There are several theories that we believe may explain the difference in clinical outcomes between these two groups. While accepting the central role played by the degenerate disc in producing back pain, a more mechanistic concept is proposed by Mulholland and Sengupta [25] and McNally et al. [23]. Their view is that the altered degenerate disc no longer acts as an isotropic structure, and hence transfers loads abnormally, producing high areas of focal load on the endplate and supporting cancellous bone. The pattern of loading is affected by position in the normal disc, which would not be the case if the disc was isotropic. So, for example, when the spine is flexed, the anterior endplate and vertebrae are loaded excessively, and hence the pain on bending, which is a common feature in patients with back pain. Using the finite element analysis, it has also been shown that loads below a cage, which is load bearing, maybe 500% higher than loads below a normal disc [16, 30]. The conclusion by McAfee [22] that pain relief following cage fusions seems to be little different from other methods of fusion, despite much better rates of fusion, may be a reflection of loading problems below some cages that remain weight bearing. If the mechanistic concept suggested by Mulholland and Sengupta is accepted, then the explanation of the different results may be that the femoral rings allow the development of organised weight-bearing bone blending with the bone of the femoral ring, which transfers load in an increasingly normal pattern as the bone remodels according to Wolff’s law. Young’s modulus of titanium is ten times higher than that of cortical bone and may lead to point loading of the endplate. The cage, whilst integrated and providing a ‘union’ in so far as there is no movement, still transfers the load through the metal, producing high loads in a small area as opposed to the dispersal of load produced by the developing ‘ray’ of bone from the femoral ring.
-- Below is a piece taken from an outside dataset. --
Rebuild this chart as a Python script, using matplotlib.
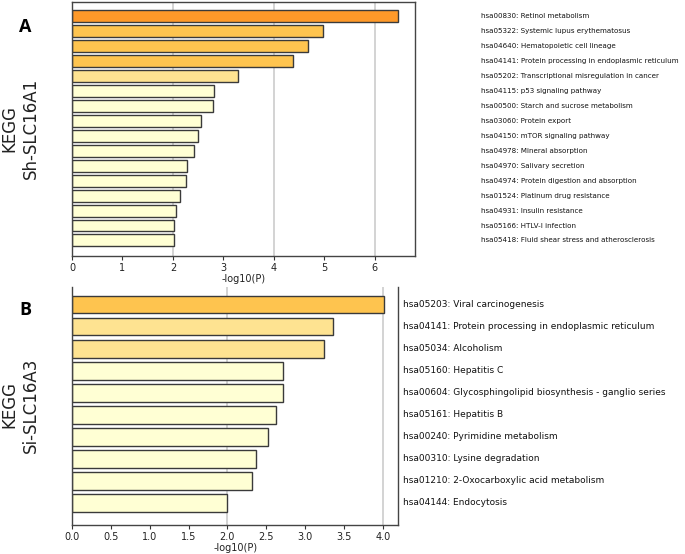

It is suggested that the disc material itself (nucleus) and inner annulus are important pain generators in low back pain. However, in both types of fusion, the discs are excised identically, yet the fact that there was a difference in pain relief must cast doubt on the importance of these structures as pain generators.

FRA undergoes creeping substitution over time and the initial disc space distraction gained during anterior interbody fusion by 1 year may be lost over time [8, 15]. Studies have reported that interbody fusion with FRA may take up to 18 months to fuse [5]—the time for fusion for the TC used in this trial has yet to be reported. The remodelling that can occur in a fusion achieved with FRA in combination with endplate settling may result in better sagittal alignment of the lumbar spine and a more normal pattern of loading. The restoration of normal lumbar lordosis may improve the clinical outcome. To achieve this goal, O’Brien et al. [26] changed his surgical technique to perform the anterior surgery before posterior fixation, but there are no results comparing the clinical outcomes of these groups.

The insertion of the TC can be performed without fear of damage to the cage itself during the insertion process. FRA is potentially prone to fracture during insertion and, therefore, may persuade the surgeon to ‘undersize’ the implant reducing disc distraction; this may explain the increased leg symptoms seen in the ‘potentially over-distracted’ TC group. Radiological analysis may clarify this concern.

In conclusion, we have found the clinical results of FRA to be superior to TCs when used as interbody spacers in circumferential fusion of the lumbar spine 2 years after surgery. The TC is ten times more expensive than the FRA and its use appears not to be justified on the basis of clinical outcome.